Meditatie: Met Jezus leven
1 Thessalonicenzen 5:10
„Die voor ons gestorven is, opdat wij, hetzij dat wij waken, hetzij dat wij slapen, tezamen met Hem leven zouden.’’
Wij vieren juist in deze ene nacht, de nacht waarin Jezus rustte, onze wake met velen, om -geborgen in de wake voor Hem- eens van de slaap vrij te zijn. Wij waken en zien uit naar het uur van Zijn ontwaken. Zo wordt voorkomen dat we op het ogenblik van onze rechtvaardiging -daarom is Hij opgewekt- liggen te slapen, omdat onverschilligheid wist binnen te sluipen. Ik bedoel niet slapen met het lichaam, maar in het hart. Laten wij dus waken en bidden, mijn geliefden, dat wij niet op de verzoeking ingaan.

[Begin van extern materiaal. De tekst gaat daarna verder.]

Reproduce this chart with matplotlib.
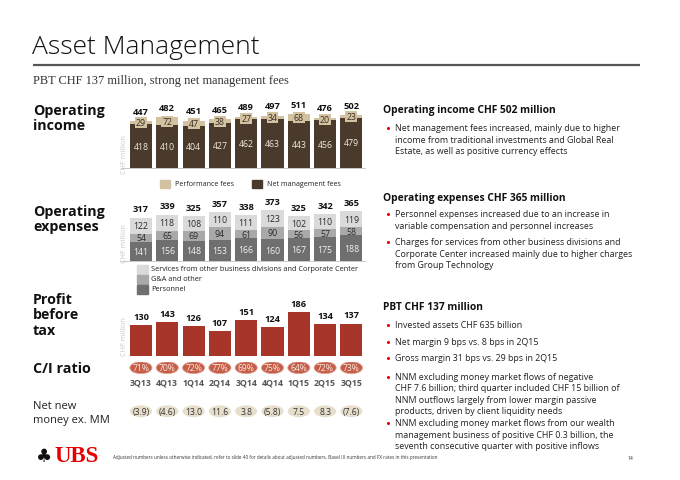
import matplotlib
matplotlib.use('Agg')
import matplotlib.pyplot as plt
from matplotlib.patches import Ellipse

# ---------------- data ----------------
quarters = ['3Q13', '4Q13', '1Q14', '2Q14', '3Q14', '4Q14', '1Q15', '2Q15', '3Q15']
net_mgmt_fees = [418, 410, 404, 427, 462, 463, 443, 456, 479]
perf_fees = [29, 72, 47, 38, 27, 34, 68, 20, 23]
income_total = [447, 482, 451, 465, 489, 497, 511, 476, 502]
personnel = [141, 156, 148, 153, 166, 160, 167, 175, 188]
ga_other = [54, 65, 69, 94, 61, 90, 56, 57, 58]
services = [122, 118, 108, 110, 111, 123, 102, 110, 119]
expenses_total = [317, 339, 325, 357, 338, 373, 325, 342, 365]
pbt = [130, 143, 126, 107, 151, 124, 186, 134, 137]
ci_ratio = [71, 70, 72, 77, 69, 75, 64, 72, 73]
nnm = [-3.9, -4.6, 13.0, 11.6, 3.8, -5.8, 7.5, 8.3, -7.6]

# ---------------- styling ----------------
W, H = 680, 481
FONT = ['Open Sans', 'DejaVu Sans']
plt.rcParams['font.family'] = FONT

C_NMF = '#4a3a2b'
C_PERF = '#d3c2a2'
C_PERS = '#6f6f6f'
C_GA = '#a9a9a9'
C_SERV = '#dadada'
C_PBT = '#a8352a'
C_CI = '#c45e48'
C_NNM = '#e7dfcc'
C_RED = '#e60000'

fig = plt.figure(figsize=(W / 100, H / 100), dpi=100)
fig.patch.set_facecolor('white')

# overlay axes in pixel coordinates for slide text
ov = fig.add_axes([0, 0, 1, 1])
ov.set_xlim(0, W)
ov.set_ylim(H, 0)
ov.axis('off')


def px_axes(left, top, right, bottom):
    return fig.add_axes([left / W, 1 - bottom / H, (right - left) / W, (bottom - top) / H])


def T(x, y, s, **kw):
    kw.setdefault('va', 'center')
    kw.setdefault('ha', 'left')
    kw.setdefault('fontsize', 6.8)
    kw.setdefault('color', '#222222')
    ov.text(x, y, s, **kw)


# ---------------- header ----------------
LX = 33
T(LX - 1, 47, 'Asset Management', fontsize=19, fontweight='light', color='#111111')
ov.plot([LX, 640], [66, 66], color='#555555', lw=1.6, solid_capstyle='butt')
T(LX, 81, 'PBT CHF 137 million, strong net management fees',
  fontsize=8.95, family=['Liberation Serif', 'DejaVu Serif'], color='#333333')

# ---------------- left labels ----------------
LBL = dict(fontsize=10.3, fontweight='bold', color='#111111')
T(LX, 111, 'Operating', **LBL)
T(LX, 126, 'income', **LBL)
T(LX, 212, 'Operating', **LBL)
T(LX, 227, 'expenses', **LBL)
T(LX, 300, 'Profit', **LBL)
T(LX, 315.5, 'before', **LBL)
T(LX, 331, 'tax', **LBL)
T(LX, 369, 'C/I ratio', **LBL)
T(LX, 407, 'Net new', fontsize=8)
T(LX, 421, 'money ex. MM', fontsize=8)

# ---------------- chart geometry ----------------
XL, XR = 127.8, 364.6
x = list(range(len(quarters)))
BW = 0.84


def setup(ax, ymax):
    ax.set_xlim(-0.5, len(quarters) - 0.5)
    ax.set_ylim(0, ymax)
    ax.axis('off')
    ax.patch.set_alpha(0)


def ylabel(y):
    T(124, y, 'CHF million', rotation=90, fontsize=5.2, color='#c8c8c8', ha='center')


# Operating income
ax1 = px_axes(XL, 106, XR, 169)
setup(ax1, 600)
ax1.bar(x, net_mgmt_fees, width=BW, color=C_NMF)
ax1.bar(x, perf_fees, width=BW, bottom=net_mgmt_fees, color=C_PERF)
for i in x:
    ax1.text(i, net_mgmt_fees[i] / 2, str(net_mgmt_fees[i]), ha='center', va='center',
             fontsize=6.3, color='#efe8dc')
    ax1.text(i, net_mgmt_fees[i] + perf_fees[i] / 2, str(perf_fees[i]), ha='center', va='center',
             fontsize=6.3, color='#3a2e22',
             bbox=dict(boxstyle='square,pad=0.12', fc=C_PERF, ec='none'))
    ax1.annotate(str(income_total[i]), (i, income_total[i]), xytext=(0, 4),
                 textcoords='offset points', ha='center', va='bottom',
                 fontsize=6.7, fontweight='bold', color='#111111')
ylabel(155)
ov.plot([121, 365], [169, 169], color='#c8c8c8', lw=0.7)

# income legend
ov.add_patch(plt.Rectangle((160, 181), 10, 8, color=C_PERF))
T(175, 185, 'Performance fees', fontsize=5.1)
ov.add_patch(plt.Rectangle((252, 181), 10, 8, color=C_NMF))
T(267, 185, 'Net management fees', fontsize=5.1)

# Operating expenses
ax2 = px_axes(XL, 207.2, XR, 262)
setup(ax2, 400)
b1 = [p + g for p, g in zip(personnel, ga_other)]
ax2.bar(x, personnel, width=BW, color=C_PERS)
ax2.bar(x, ga_other, width=BW, bottom=personnel, color=C_GA)
ax2.bar(x, services, width=BW, bottom=b1, color=C_SERV)
for i in x:
    ax2.text(i, personnel[i] / 2, str(personnel[i]), ha='center', va='center',
             fontsize=6.3, color='#f2f2f2')
    ax2.text(i, personnel[i] + ga_other[i] / 2, str(ga_other[i]), ha='center', va='center',
             fontsize=6.3, color='#2a2a2a')
    ax2.text(i, b1[i] + services[i] / 2, str(services[i]), ha='center', va='center',
             fontsize=6.3, color='#2a2a2a')
    ax2.annotate(str(expenses_total[i]), (i, expenses_total[i]), xytext=(0, 3),
                 textcoords='offset points', ha='center', va='bottom',
                 fontsize=6.7, fontweight='bold', color='#111111')
ylabel(244)
ov.plot([121, 365], [262, 262], color='#c8c8c8', lw=0.7)

# expenses legend
for yy, col, lab in [(270, C_SERV, 'Services from other business divisions and Corporate Center'),
                     (280, C_GA, 'G&A and other'),
                     (290, C_PERS, 'Personnel')]:
    ov.add_patch(plt.Rectangle((137, yy - 4.5), 11, 9, color=col))
    T(151, yy, lab, fontsize=5.3)

# Profit before tax
ax3 = px_axes(XL, 309.7, XR, 357)
setup(ax3, 200)
ax3.bar(x, pbt, width=BW, color=C_PBT)
for i in x:
    ax3.annotate(str(pbt[i]), (i, pbt[i]), xytext=(0, 3),
                 textcoords='offset points', ha='center', va='bottom',
                 fontsize=6.7, fontweight='bold', color='#111111')
ylabel(337)

# C/I ratio row
ax4 = px_axes(XL, 362.5, XR, 375)
setup(ax4, 1)
for i in x:
    ax4.add_patch(Ellipse((i, 0.5), BW, 0.95, fc=C_CI, ec='#e3a494', lw=0.6))
    ax4.text(i, 0.5, f'{ci_ratio[i]}%', ha='center', va='center', fontsize=6.2,
             color='#fbe9e1')

# quarter labels
ax5 = px_axes(XL, 377, XR, 389)
setup(ax5, 1)
for i in x:
    ax5.text(i, 0.5, quarters[i], ha='center', va='center', fontsize=6.3,
             fontweight='bold', color='#555555')

# NNM row
ax6 = px_axes(XL, 406, XR, 418.5)
setup(ax6, 1)
for i in x:
    v = nnm[i]
    s = f'({abs(v):.1f})' if v < 0 else f'{v:.1f}'
    ax6.add_patch(Ellipse((i, 0.5), BW, 0.95, fc=C_NNM, ec='none'))
    ax6.text(i, 0.5, s, ha='center', va='center', fontsize=6.2, color='#333333')

# ---------------- right column ----------------
RX, BX = 383, 395
HB = dict(fontsize=7.4, fontweight='bold', color='#111111')
BODY = dict(fontsize=6.4, color='#222222')


def bullet(lines, y0, step=11.5):
    ov.plot([387.5], [y0], 'o', ms=2.2, color=C_RED, mec='none')
    for k, ln in enumerate(lines):
        T(BX, y0 + k * step, ln, **BODY)


T(RX, 111, 'Operating income CHF 502 million', **HB)
bullet(['Net management fees increased, mainly due to higher',
        'income from traditional investments and Global Real',
        'Estate, as well as positive currency effects'], 129)

T(RX, 199, 'Operating expenses CHF 365 million', **HB)
bullet(['Personnel expenses increased due to an increase in',
        'variable compensation and personnel increases'], 215)
bullet(['Charges for services from other business divisions and',
        'Corporate Center increased mainly due to higher charges',
        'from Group Technology'], 243)

T(RX, 308, 'PBT CHF 137 million', **HB)
bullet(['Invested assets CHF 635 billion'], 326)
bullet(['Net margin 9 bps vs. 8 bps in 2Q15'], 342.5)
bullet(['Gross margin 31 bps vs. 29 bps in 2Q15'], 359)
bullet(['NNM excluding money market flows of negative',
        'CHF 7.6 billion; third quarter included CHF 15 billion of',
        'NNM outflows largely from lower margin passive',
        'products, driven by client liquidity needs'], 377.5)
bullet(['NNM excluding money market flows from our wealth',
        'management business of positive CHF 0.3 billion, the',
        'seventh consecutive quarter with positive inflows'], 424)

# ---------------- footer ----------------
T(44, 457, '\u2663', fontsize=13, color='#111111', family=['DejaVu Sans'], ha='center')
T(54, 457, 'UBS', fontsize=16.5, fontweight='bold', color=C_RED,
  family=['Liberation Serif', 'DejaVu Serif'])
T(113, 458, 'Adjusted numbers unless otherwise indicated, refer to slide 40 for details about '
  'adjusted numbers, Basel III numbers and FX rates in this presentation',
  fontsize=3.3, color='#333333')
T(628, 459, '14', fontsize=3.6, color='#333333')

fig.savefig('out.png', dpi=100, facecolor='white')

Het is u, zeer geliefde broeders en zusters, bekend -u weet toch zeer goed wat u nu viert- dat deze nachtwake aan de Heere gewijd is en een ereplaats inneemt te midden van alle waken die worden gehouden om God te eren. Die ereplaats heeft een bijzondere reden. Door de jaarlijkse plechtigheid van deze wake wordt de gedachtenis hernieuwd van de Redder, Die is overgeleverd om onze misslagen en opgewekt om onze rechtvaardiging. Zo kan Zijn hele kerk, dat wil zeggen Zijn lichaam, zingen: „Ik echter verheug mij in de Heere, ik jubel om God mijn Redder. Ook ons vlees zal verrijzen in het Koninkrijk, maar dan aan het einde van dit nachtelijke bestaan.” Hiervan hebben wij een voorbeeld: Christus, ons Hoofd, is ons voorgegaan.